Re: [Rdkit-discuss] Any known papers on reverse engineering fingerprints into structures?

2018-04-20 Thread jeff godden
Long ago molecular fingerprints were referred to in the literature as
molecular hash functions. (y'know, those crazy mathematical algorithms
which permitted rapid lookup of some string in a lookup table)  As such, we
expected for their to be the associated hash collisions  (
https://en.wikipedia.org/wiki/Hash_table#Collision_resolution ).  All this
by way of saying that to go from fingerprint to the molecular structure
which produced it is traditionally impossible unless the fingerprint no
longer amounts to a hash(ing) function.
-- 
j


On Fri, Apr 20, 2018 at 9:56 AM, Peter S. Shenkin  wrote:

> Isn't it the case that more than one molecule can share an identical
> fingerprint? (Depending on the specific fingerprint.) Think p-biphenyl,
> extended to triphenyl, tetraphenyl, etc. Still, a GA or SA method could
> keep going and come up with multiple matches, plus multiple near-misses.
>
> -P.
>
> On Fri, Apr 20, 2018 at 10:58 AM, David Cosgrove <
> davidacosgrov...@gmail.com> wrote:
>
>> Hi Brian,
>> Dave Weininger once showed a fairly simple GA that could generally deduce
>> a structure from a daylight fingerprint by using SMILES strings as the
>> chromosomes and tanimoto distance to the target fingerprint as the fitness
>> function.  He may have done a talk about it for MUG or conceivably written
>> it up. It’d be in JCICS if so, I expect.
>>
>> You could probably knock up a script to do that in a couple of hours I
>> would think using a GA library to do the mechanics. If you’re not worried
>> about high efficiency, you don’t need to do anything fancy with mutation
>> and crossover of the SMILES strings to ensure you always get a valid
>> molecule, you can just give a fitness of 0 if the SMILES parser doesn’t
>> like what you give it.
>> HTH,
>> Dave
>>
>>
>> On Fri, 20 Apr 2018 at 14:45, Nils Weskamp 
>> wrote:
>>
>>> Hi Brian,
>>>
>>> in general, it might be difficult to come up with a deterministic
>>> algorithm that generates exactly one structure for a given fingerprint due
>>> to many ambiguities in the process.
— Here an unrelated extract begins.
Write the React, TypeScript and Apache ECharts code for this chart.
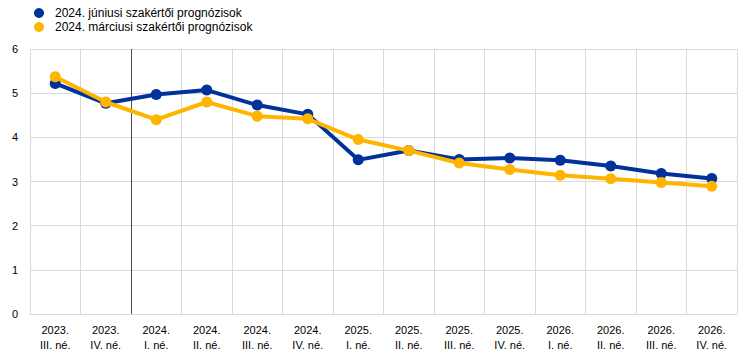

If you are happy with a more "fuzzy"
>>> (approximate / probabilistic) approach, you might want to take a look at
>>>
>>> https://pubs.acs.org/doi/abs/10.1021/ci600383v
>>> https://link.springer.com/article/10.1007/s10822-005-9020-4
>>>
>>> Given this task, I would probably start with a large database of known
>>> compounds (PubChem, UniChem, GDB17), calculate fingerprints and then do a
>>> similarity search with my query fingerprint.
>>>
>>> Hope this helps,
>>> Nils
>>>
>>>
>>> On Fri, Apr 20, 2018 at 3:13 PM, Brian Cole  wrote:
>>>
 Hi Chem-informaticians:

 I know it has been talked about in the community that fingerprints are
 not a way to obfuscate molecules for security, but I don't recall a paper
 actually demonstrating actual reverse engineering a fingerprint into a
 chemical structure. Does anyone know if such a paper exists?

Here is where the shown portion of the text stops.